**DO THIS:** Repeat each line of the material below exactly as it appears, minus any pictures.

▽

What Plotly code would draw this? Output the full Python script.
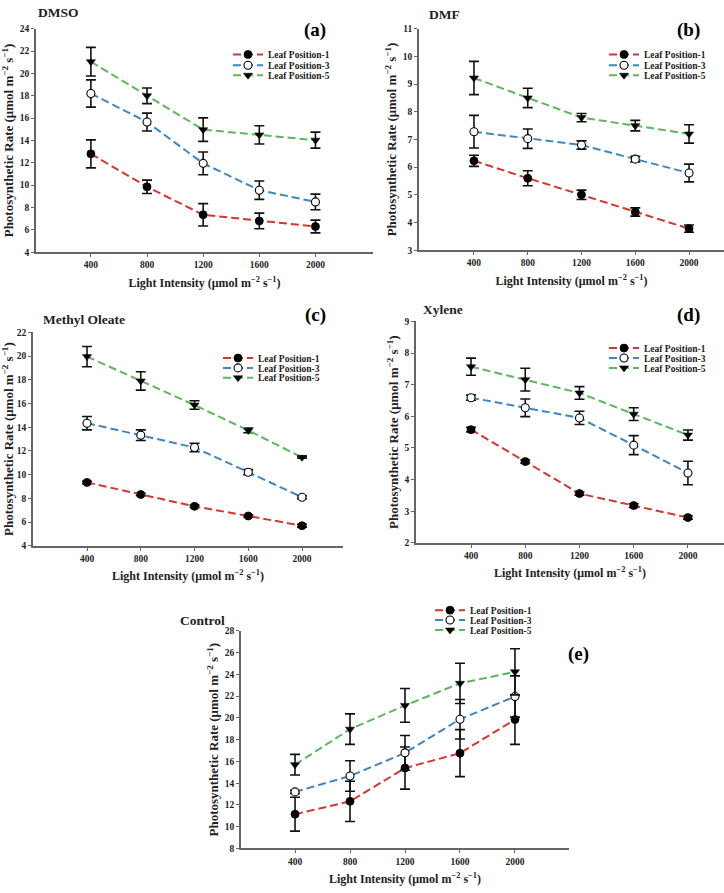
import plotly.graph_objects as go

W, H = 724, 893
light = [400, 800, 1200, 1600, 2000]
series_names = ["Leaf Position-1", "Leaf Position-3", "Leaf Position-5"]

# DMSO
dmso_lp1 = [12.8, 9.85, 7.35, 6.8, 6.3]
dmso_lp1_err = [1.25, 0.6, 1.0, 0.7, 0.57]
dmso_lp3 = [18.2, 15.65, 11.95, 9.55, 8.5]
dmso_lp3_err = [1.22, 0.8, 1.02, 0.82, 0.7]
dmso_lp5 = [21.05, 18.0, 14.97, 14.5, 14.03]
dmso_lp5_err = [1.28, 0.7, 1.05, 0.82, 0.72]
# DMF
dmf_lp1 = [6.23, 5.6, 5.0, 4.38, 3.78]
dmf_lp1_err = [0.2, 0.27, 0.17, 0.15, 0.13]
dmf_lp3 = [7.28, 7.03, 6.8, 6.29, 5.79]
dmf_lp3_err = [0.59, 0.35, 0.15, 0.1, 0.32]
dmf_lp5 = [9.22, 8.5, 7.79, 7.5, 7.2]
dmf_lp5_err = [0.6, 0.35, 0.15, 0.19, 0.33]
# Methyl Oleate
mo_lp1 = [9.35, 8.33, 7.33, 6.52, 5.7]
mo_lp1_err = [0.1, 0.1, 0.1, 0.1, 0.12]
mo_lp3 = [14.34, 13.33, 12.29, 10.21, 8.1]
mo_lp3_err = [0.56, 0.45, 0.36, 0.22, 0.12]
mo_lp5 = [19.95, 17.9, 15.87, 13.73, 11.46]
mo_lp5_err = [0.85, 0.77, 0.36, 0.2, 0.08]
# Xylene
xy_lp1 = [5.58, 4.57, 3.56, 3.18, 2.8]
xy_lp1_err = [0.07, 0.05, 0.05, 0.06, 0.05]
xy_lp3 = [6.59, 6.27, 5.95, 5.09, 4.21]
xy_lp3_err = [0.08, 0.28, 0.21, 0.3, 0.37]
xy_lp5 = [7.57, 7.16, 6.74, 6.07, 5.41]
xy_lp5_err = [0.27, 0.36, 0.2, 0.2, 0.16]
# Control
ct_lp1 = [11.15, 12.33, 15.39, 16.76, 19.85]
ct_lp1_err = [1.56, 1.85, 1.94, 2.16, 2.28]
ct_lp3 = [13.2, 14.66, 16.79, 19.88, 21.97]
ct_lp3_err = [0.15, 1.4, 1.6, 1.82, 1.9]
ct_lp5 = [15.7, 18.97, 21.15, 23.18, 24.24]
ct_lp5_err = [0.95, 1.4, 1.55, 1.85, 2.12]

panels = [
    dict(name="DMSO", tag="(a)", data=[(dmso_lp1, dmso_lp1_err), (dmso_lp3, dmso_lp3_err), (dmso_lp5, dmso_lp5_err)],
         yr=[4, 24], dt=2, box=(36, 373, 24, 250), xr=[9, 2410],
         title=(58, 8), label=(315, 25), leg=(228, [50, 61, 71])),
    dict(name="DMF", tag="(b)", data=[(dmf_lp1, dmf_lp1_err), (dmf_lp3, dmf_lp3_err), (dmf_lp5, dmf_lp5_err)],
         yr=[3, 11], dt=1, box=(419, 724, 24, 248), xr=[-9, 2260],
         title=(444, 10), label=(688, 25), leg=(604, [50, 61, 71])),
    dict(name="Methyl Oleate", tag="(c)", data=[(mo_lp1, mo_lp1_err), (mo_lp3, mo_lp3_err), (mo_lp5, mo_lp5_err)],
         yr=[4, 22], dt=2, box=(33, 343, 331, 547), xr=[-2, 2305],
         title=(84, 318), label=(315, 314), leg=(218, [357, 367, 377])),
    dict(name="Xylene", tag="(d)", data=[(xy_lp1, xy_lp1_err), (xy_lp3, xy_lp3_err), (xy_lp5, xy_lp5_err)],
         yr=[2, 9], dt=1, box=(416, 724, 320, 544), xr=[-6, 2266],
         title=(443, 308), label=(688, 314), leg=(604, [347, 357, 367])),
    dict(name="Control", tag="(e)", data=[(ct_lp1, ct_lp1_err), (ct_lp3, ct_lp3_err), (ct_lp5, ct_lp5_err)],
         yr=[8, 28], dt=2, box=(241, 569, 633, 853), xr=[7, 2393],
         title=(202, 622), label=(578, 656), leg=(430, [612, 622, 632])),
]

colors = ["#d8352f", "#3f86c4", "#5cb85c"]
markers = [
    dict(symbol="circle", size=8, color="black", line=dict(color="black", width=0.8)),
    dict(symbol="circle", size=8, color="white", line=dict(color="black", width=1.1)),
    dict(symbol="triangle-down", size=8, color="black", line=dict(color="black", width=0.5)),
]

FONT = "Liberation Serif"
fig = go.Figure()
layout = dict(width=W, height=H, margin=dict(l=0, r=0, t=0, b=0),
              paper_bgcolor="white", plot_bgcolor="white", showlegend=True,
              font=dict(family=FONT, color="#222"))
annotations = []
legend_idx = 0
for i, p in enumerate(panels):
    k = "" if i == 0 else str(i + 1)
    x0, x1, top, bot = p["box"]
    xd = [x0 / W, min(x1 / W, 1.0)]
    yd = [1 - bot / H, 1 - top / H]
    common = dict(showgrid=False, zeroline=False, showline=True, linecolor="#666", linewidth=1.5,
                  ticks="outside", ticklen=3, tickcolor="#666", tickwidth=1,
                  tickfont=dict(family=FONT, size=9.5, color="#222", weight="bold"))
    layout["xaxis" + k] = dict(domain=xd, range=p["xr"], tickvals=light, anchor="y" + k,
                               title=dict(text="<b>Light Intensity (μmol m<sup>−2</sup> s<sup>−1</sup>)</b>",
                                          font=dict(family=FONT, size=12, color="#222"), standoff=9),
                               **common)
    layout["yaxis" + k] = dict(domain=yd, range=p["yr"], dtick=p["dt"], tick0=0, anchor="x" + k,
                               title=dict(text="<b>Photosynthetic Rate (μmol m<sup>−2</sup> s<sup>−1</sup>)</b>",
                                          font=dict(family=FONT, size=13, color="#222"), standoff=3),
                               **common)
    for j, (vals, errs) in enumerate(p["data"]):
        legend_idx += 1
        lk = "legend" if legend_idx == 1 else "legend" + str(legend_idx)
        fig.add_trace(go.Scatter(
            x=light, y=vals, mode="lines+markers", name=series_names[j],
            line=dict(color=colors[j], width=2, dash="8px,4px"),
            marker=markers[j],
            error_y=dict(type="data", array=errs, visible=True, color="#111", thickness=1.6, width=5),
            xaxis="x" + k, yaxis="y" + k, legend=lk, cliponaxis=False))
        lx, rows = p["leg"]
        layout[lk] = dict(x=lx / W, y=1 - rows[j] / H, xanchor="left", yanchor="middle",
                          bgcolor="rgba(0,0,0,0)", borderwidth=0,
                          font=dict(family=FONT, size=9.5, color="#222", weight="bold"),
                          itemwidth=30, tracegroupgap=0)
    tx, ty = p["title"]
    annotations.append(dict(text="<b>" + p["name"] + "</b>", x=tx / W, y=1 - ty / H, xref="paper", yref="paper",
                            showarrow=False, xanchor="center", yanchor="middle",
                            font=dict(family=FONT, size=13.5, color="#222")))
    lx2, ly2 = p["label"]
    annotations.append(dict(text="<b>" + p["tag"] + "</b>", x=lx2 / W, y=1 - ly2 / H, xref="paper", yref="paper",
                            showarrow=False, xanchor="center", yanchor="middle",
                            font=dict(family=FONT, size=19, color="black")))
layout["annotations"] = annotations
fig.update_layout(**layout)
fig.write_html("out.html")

△

**ANSWER FOR THIS EXERCISE:**
What Plotly code would draw this? Output the full Python script.
import plotly.graph_objects as go

W, H = 724, 893
light = [400, 800, 1200, 1600, 2000]
series_names = ["Leaf Position-1", "Leaf Position-3", "Leaf Position-5"]

# DMSO
dmso_lp1 = [12.8, 9.85, 7.35, 6.8, 6.3]
dmso_lp1_err = [1.25, 0.6, 1.0, 0.7, 0.57]
dmso_lp3 = [18.2, 15.65, 11.95, 9.55, 8.5]
dmso_lp3_err = [1.22, 0.8, 1.02, 0.82, 0.7]
dmso_lp5 = [21.05, 18.0, 14.97, 14.5, 14.03]
dmso_lp5_err = [1.28, 0.7, 1.05, 0.82, 0.72]
# DMF
dmf_lp1 = [6.23, 5.6, 5.0, 4.38, 3.78]
dmf_lp1_err = [0.2, 0.27, 0.17, 0.15, 0.13]
dmf_lp3 = [7.28, 7.03, 6.8, 6.29, 5.79]
dmf_lp3_err = [0.59, 0.35, 0.15, 0.1, 0.32]
dmf_lp5 = [9.22, 8.5, 7.79, 7.5, 7.2]
dmf_lp5_err = [0.6, 0.35, 0.15, 0.19, 0.33]
# Methyl Oleate
mo_lp1 = [9.35, 8.33, 7.33, 6.52, 5.7]
mo_lp1_err = [0.1, 0.1, 0.1, 0.1, 0.12]
mo_lp3 = [14.34, 13.33, 12.29, 10.21, 8.1]
mo_lp3_err = [0.56, 0.45, 0.36, 0.22, 0.12]
mo_lp5 = [19.95, 17.9, 15.87, 13.73, 11.46]
mo_lp5_err = [0.85, 0.77, 0.36, 0.2, 0.08]
# Xylene
xy_lp1 = [5.58, 4.57, 3.56, 3.18, 2.8]
xy_lp1_err = [0.07, 0.05, 0.05, 0.06, 0.05]
xy_lp3 = [6.59, 6.27, 5.95, 5.09, 4.21]
xy_lp3_err = [0.08, 0.28, 0.21, 0.3, 0.37]
xy_lp5 = [7.57, 7.16, 6.74, 6.07, 5.41]
xy_lp5_err = [0.27, 0.36, 0.2, 0.2, 0.16]
# Control
ct_lp1 = [11.15, 12.33, 15.39, 16.76, 19.85]
ct_lp1_err = [1.56, 1.85, 1.94, 2.16, 2.28]
ct_lp3 = [13.2, 14.66, 16.79, 19.88, 21.97]
ct_lp3_err = [0.15, 1.4, 1.6, 1.82, 1.9]
ct_lp5 = [15.7, 18.97, 21.15, 23.18, 24.24]
ct_lp5_err = [0.95, 1.4, 1.55, 1.85, 2.12]

panels = [
    dict(name="DMSO", tag="(a)", data=[(dmso_lp1, dmso_lp1_err), (dmso_lp3, dmso_lp3_err), (dmso_lp5, dmso_lp5_err)],
         yr=[4, 24], dt=2, box=(36, 373, 24, 250), xr=[9, 2410],
         title=(58, 8), label=(315, 25), leg=(228, [50, 61, 71])),
    dict(name="DMF", tag="(b)", data=[(dmf_lp1, dmf_lp1_err), (dmf_lp3, dmf_lp3_err), (dmf_lp5, dmf_lp5_err)],
         yr=[3, 11], dt=1, box=(419, 724, 24, 248), xr=[-9, 2260],
         title=(444, 10), label=(688, 25), leg=(604, [50, 61, 71])),
    dict(name="Methyl Oleate", tag="(c)", data=[(mo_lp1, mo_lp1_err), (mo_lp3, mo_lp3_err), (mo_lp5, mo_lp5_err)],
         yr=[4, 22], dt=2, box=(33, 343, 331, 547), xr=[-2, 2305],
         title=(84, 318), label=(315, 314), leg=(218, [357, 367, 377])),
    dict(name="Xylene", tag="(d)", data=[(xy_lp1, xy_lp1_err), (xy_lp3, xy_lp3_err), (xy_lp5, xy_lp5_err)],
         yr=[2, 9], dt=1, box=(416, 724, 320, 544), xr=[-6, 2266],
         title=(443, 308), label=(688, 314), leg=(604, [347, 357, 367])),
    dict(name="Control", tag="(e)", data=[(ct_lp1, ct_lp1_err), (ct_lp3, ct_lp3_err), (ct_lp5, ct_lp5_err)],
         yr=[8, 28], dt=2, box=(241, 569, 633, 853), xr=[7, 2393],
         title=(202, 622), label=(578, 656), leg=(430, [612, 622, 632])),
]

colors = ["#d8352f", "#3f86c4", "#5cb85c"]
markers = [
    dict(symbol="circle", size=8, color="black", line=dict(color="black", width=0.8)),
    dict(symbol="circle", size=8, color="white", line=dict(color="black", width=1.1)),
    dict(symbol="triangle-down", size=8, color="black", line=dict(color="black", width=0.5)),
]

FONT = "Liberation Serif"
fig = go.Figure()
layout = dict(width=W, height=H, margin=dict(l=0, r=0, t=0, b=0),
              paper_bgcolor="white", plot_bgcolor="white", showlegend=True,
              font=dict(family=FONT, color="#222"))
annotations = []
legend_idx = 0
for i, p in enumerate(panels):
    k = "" if i == 0 else str(i + 1)
    x0, x1, top, bot = p["box"]
    xd = [x0 / W, min(x1 / W, 1.0)]
    yd = [1 - bot / H, 1 - top / H]
    common = dict(showgrid=False, zeroline=False, showline=True, linecolor="#666", linewidth=1.5,
                  ticks="outside", ticklen=3, tickcolor="#666", tickwidth=1,
                  tickfont=dict(family=FONT, size=9.5, color="#222", weight="bold"))
    layout["xaxis" + k] = dict(domain=xd, range=p["xr"], tickvals=light, anchor="y" + k,
                               title=dict(text="<b>Light Intensity (μmol m<sup>−2</sup> s<sup>−1</sup>)</b>",
                                          font=dict(family=FONT, size=12, color="#222"), standoff=9),
                               **common)
    layout["yaxis" + k] = dict(domain=yd, range=p["yr"], dtick=p["dt"], tick0=0, anchor="x" + k,
                               title=dict(text="<b>Photosynthetic Rate (μmol m<sup>−2</sup> s<sup>−1</sup>)</b>",
                                          font=dict(family=FONT, size=13, color="#222"), standoff=3),
                               **common)
    for j, (vals, errs) in enumerate(p["data"]):
        legend_idx += 1
        lk = "legend" if legend_idx == 1 else "legend" + str(legend_idx)
        fig.add_trace(go.Scatter(
            x=light, y=vals, mode="lines+markers", name=series_names[j],
            line=dict(color=colors[j], width=2, dash="8px,4px"),
            marker=markers[j],
            error_y=dict(type="data", array=errs, visible=True, color="#111", thickness=1.6, width=5),
            xaxis="x" + k, yaxis="y" + k, legend=lk, cliponaxis=False))
        lx, rows = p["leg"]
        layout[lk] = dict(x=lx / W, y=1 - rows[j] / H, xanchor="left", yanchor="middle",
                          bgcolor="rgba(0,0,0,0)", borderwidth=0,
                          font=dict(family=FONT, size=9.5, color="#222", weight="bold"),
                          itemwidth=30, tracegroupgap=0)
    tx, ty = p["title"]
    annotations.append(dict(text="<b>" + p["name"] + "</b>", x=tx / W, y=1 - ty / H, xref="paper", yref="paper",
                            showarrow=False, xanchor="center", yanchor="middle",
                            font=dict(family=FONT, size=13.5, color="#222")))
    lx2, ly2 = p["label"]
    annotations.append(dict(text="<b>" + p["tag"] + "</b>", x=lx2 / W, y=1 - ly2 / H, xref="paper", yref="paper",
                            showarrow=False, xanchor="center", yanchor="middle",
                            font=dict(family=FONT, size=19, color="black")))
layout["annotations"] = annotations
fig.update_layout(**layout)
fig.write_html("out.html")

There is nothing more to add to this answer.